Environment and Execution Notes

Development Environment

This project was primarily developed and tested on a local laptop with the following specs:

  • CPU: Intel(R) Core(TM) i7-1065G7 @ 1.30GHz (Quad Core)
  • RAM: 32 GB
  • OS: Windows 10 Home, 64-bit (Version 22H2)

Although this machine is not equipped with a dedicated GPU, it was sufficient for CPU-based training and running multiple lightweight simulations in parallel.

Motivation for Local Execution

During the early stages of model development, frequent retraining and trial-and-error are often required due to:

  • Model instability
  • Hyperparameter sensitivity
  • The rarity of successful training outcomes
  • Random search being used for tuning

To avoid cloud computing costs during this exploratory phase, training was executed on a local laptop, using multi-core parallel processing where possible.

Parallel Execution and System Monitoring

To make better use of CPU resources, I implemented multi-core parallel training with automatic monitoring of memory usage. The scripts restart themselves when memory usage exceeds a predefined threshold.

Key tips include:

  • Limit the number of parallel processes to avoid thermal throttling.
  • Consider inserting delays (e.g., time.sleep) between monitoring cycles.
  • Check CPU temperature periodically. Excessive heating can reduce performance or, in extreme cases, damage the device.
  • Fan control software and thermal monitoring tools (like Core Temp or HWMonitor) are recommended.

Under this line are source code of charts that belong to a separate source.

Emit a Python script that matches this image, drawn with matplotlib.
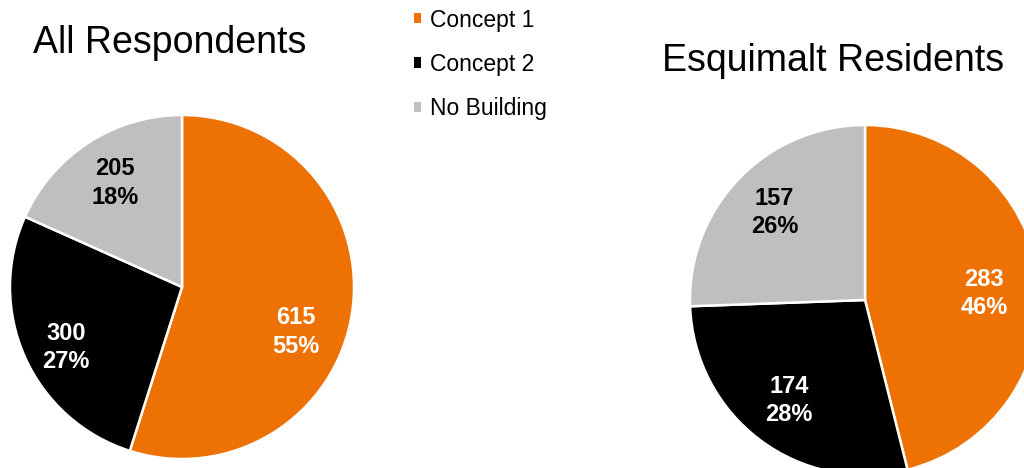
import numpy as np
import matplotlib.pyplot as plt

plt.rcParams['font.family'] = ['Liberation Sans', 'DejaVu Sans']

categories = ['Concept 1', 'Concept 2', 'No Building']
all_resp = [615, 300, 205]
esq_resp = [283, 174, 157]
colors = ['#EE7203', '#000000', '#BFBFBF']
label_colors = ['white', 'white', 'black']

fig = plt.figure(figsize=(10.24, 4.68), dpi=100)
ax = fig.add_axes([0, 0, 1, 1])


def draw_pie(values, center, radius, angle_fix=None):
    wedges, _ = ax.pie(values, colors=colors, startangle=90, counterclock=False,
                       center=center, radius=radius, frame=True,
                       wedgeprops=dict(edgecolor='white', linewidth=1.8))
    total = sum(values)
    for i, (w, v) in enumerate(zip(wedges, values)):
        ang = (w.theta1 + w.theta2) / 2
        dist = 0.72
        if angle_fix and i in angle_fix:
            ang, dist = angle_fix[i]
        x = center[0] + dist * radius * np.cos(np.radians(ang))
        y = center[1] + dist * radius * np.sin(np.radians(ang))
        ax.text(x, y, f'{v}\n{v / total:.0%}', ha='center', va='center',
                fontsize=17, fontweight='bold', color=label_colors[i],
                linespacing=1.3)
    return wedges


wedges = draw_pie(all_resp, (182, 181), 172,
                  angle_fix={0: (-21.7, 0.71), 1: (-152.5, 0.76)})
draw_pie(esq_resp, (865, 168), 175, angle_fix={0: (3, 0.68)})

ax.text(170, 425, 'All Respondents', ha='center', va='center', fontsize=27)
ax.text(833, 407, 'Esquimalt Residents', ha='center', va='center', fontsize=27)

ax.legend(wedges, categories, loc='upper left', bbox_to_anchor=(393 / 1024, 1.0 + 12 / 468),
          frameon=False, fontsize=16.5, handlelength=0.3, handleheight=0.3,
          handletextpad=0.4, labelspacing=0.92)
for h in ax.get_legend().legend_handles:
    h.set_edgecolor('none')

ax.set_xlim(0, 1024)
ax.set_ylim(0, 468)
ax.set_aspect('equal')
ax.axis('off')

fig.savefig('out.png', dpi=100)
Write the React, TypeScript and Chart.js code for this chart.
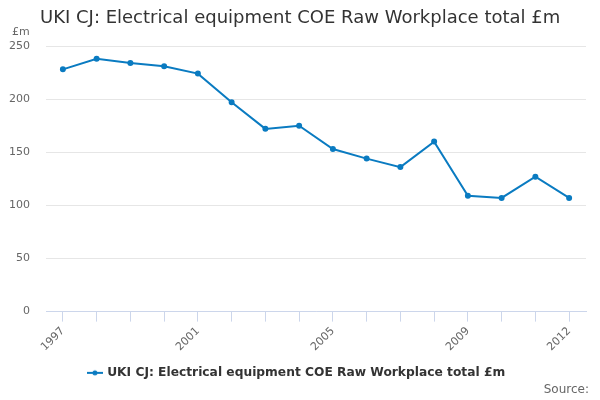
import { useEffect, useRef } from 'react';
import { Chart, registerables } from 'chart.js';

Chart.register(...registerables);

const years = ['1997', '1998', '1999', '2000', '2001', '2002', '2003', '2004', '2005', '2006', '2007', '2008', '2009', '2010', '2011', '2012'];
const workplaceTotal = [228, 238, 234, 231, 224, 197, 172, 175, 153, 144, 136, 160, 109, 107, 127, 107];
const shownYears = ['1997', '2001', '2005', '2009', '2012'];

const seriesName = 'UKI CJ: Electrical equipment COE Raw Workplace total £m';
const chartTitle = 'UKI CJ: Electrical equipment COE Raw Workplace total £m';
const unitLabel = '£m';
const sourceLabel = 'Source:';

const blue = '#0a7bc1';
const font = '"DejaVu Sans", sans-serif';

const makeMarker = () => {
  const c = document.createElement('canvas');
  c.width = 16;
  c.height = 8;
  const ctx = c.getContext('2d');
  if (ctx) {
    ctx.strokeStyle = blue;
    ctx.lineWidth = 2;
    ctx.beginPath();
    ctx.moveTo(0, 4);
    ctx.lineTo(16, 4);
    ctx.stroke();
    ctx.fillStyle = blue;
    ctx.beginPath();
    ctx.arc(8, 4, 2.5, 0, Math.PI * 2);
    ctx.fill();
  }
  return c;
};

// title, unit and source are drawn by hand so they sit where the original puts them
const textPlugin = {
  id: 'extraText',
  afterDraw(chart: Chart) {
    const ctx = chart.ctx;
    ctx.save();
    ctx.textBaseline = 'middle';
    ctx.fillStyle = '#333333';
    ctx.font = `18px ${font}`;
    ctx.textAlign = 'left';
    ctx.fillText(chartTitle, 40, 18);
    ctx.fillStyle = '#666666';
    ctx.font = `11px ${font}`;
    ctx.fillText(unitLabel, 12, 32);
    ctx.font = `12px ${font}`;
    ctx.textAlign = 'right';
    ctx.fillText(sourceLabel, 589, 390);
    ctx.restore();
  },
};

const App = () => {
  const chartRef = useRef<HTMLCanvasElement>(null);
  const chartInstanceRef = useRef<Chart | null>(null);

  useEffect(() => {
    document.body.style.margin = '0';
    if (chartRef.current) {
      if (chartInstanceRef.current) chartInstanceRef.current.destroy();
      chartInstanceRef.current = new Chart(chartRef.current, {
        type: 'line',
        data: {
          labels: years,
          datasets: [
            {
              label: seriesName,
              data: workplaceTotal,
              borderColor: blue,
              backgroundColor: blue,
              borderWidth: 2,
              pointRadius: 2,
              pointHoverRadius: 3,
              tension: 0,
            },
          ],
        },
        options: {
          animation: false,
          responsive: true,
          maintainAspectRatio: false,
          layout: { padding: { top: 46, left: 8, right: 14, bottom: 11 } },
          scales: {
            x: {
              offset: true,
              afterFit: (s: any) => {
                s.paddingLeft = 0;
                s.paddingRight = 0;
              },
              grid: {
                offset: false,
                drawOnChartArea: false,
                drawTicks: true,
                tickLength: 10,
                color: '#ccd6eb',
              },
              border: { color: '#ccd6eb' },
              ticks: {
                autoSkip: false,
                minRotation: 45,
                maxRotation: 45,
                color: '#666666',
                font: { family: font, size: 11 },
                callback: (_v, i) => (shownYears.includes(years[i]) ? years[i] : ''),
              },
            },
            y: {
              min: 0,
              max: 250,
              afterFit: (s: any) => {
                s.width = 38;
              },
              grid: { color: '#e6e6e6', drawTicks: false },
              border: { display: false },
              ticks: {
                stepSize: 50,
                padding: 16,
                color: '#666666',
                font: { family: font, size: 11 },
              },
            },
          },
          plugins: {
            title: { display: false },
            tooltip: { enabled: false },
            legend: {
              position: 'bottom',
              labels: {
                usePointStyle: true,
                pointStyle: makeMarker(),
                color: '#333333',
                font: { family: font, size: 12.25, weight: 'bold' },
                padding: 10,
              },
            },
          },
        },
        plugins: [textPlugin],
      });
    }

    return () => {
      if (chartInstanceRef.current) chartInstanceRef.current.destroy();
    };
  }, []);

  return (
    <div style={{ width: 600, height: 400, position: 'relative' }}>
      <canvas ref={chartRef} />
    </div>
  );
};

export default App;
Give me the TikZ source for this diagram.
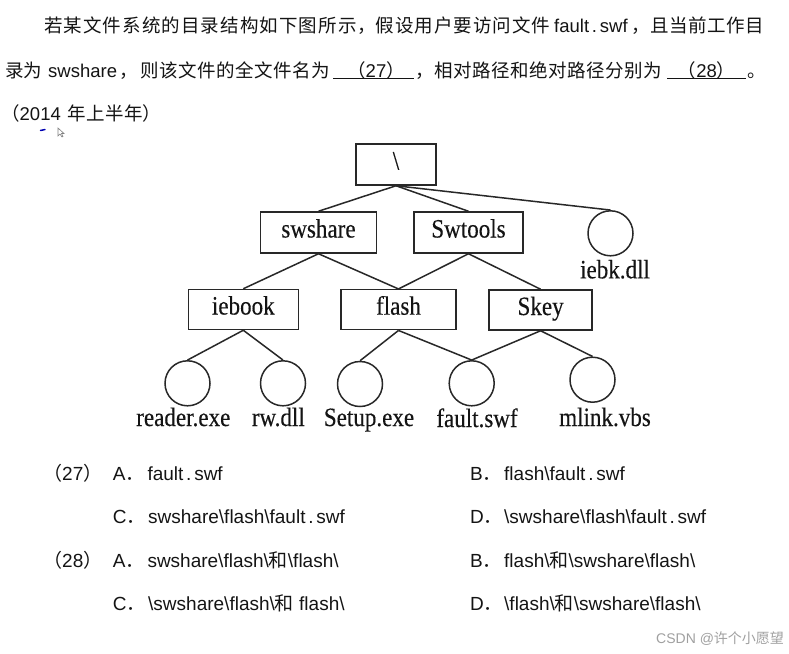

Notes on Colab or Cloud Use

For heavier models or longer training episodes, consider transitioning to:

  • Google Colab Pro: Offers persistent sessions and access to GPU/TPU.
  • AWS SageMaker: Recommended if you're moving toward a production-grade workflow, especially for reproducibility and deployment pipelines.

Future Plans

  • Upload and document the parallel execution script used for random hyperparameter search.
  • Measure and compare run-time efficiency on Colab vs. local machine.
  • Possibly record CPU temperature during training and log it to detect overheating patterns.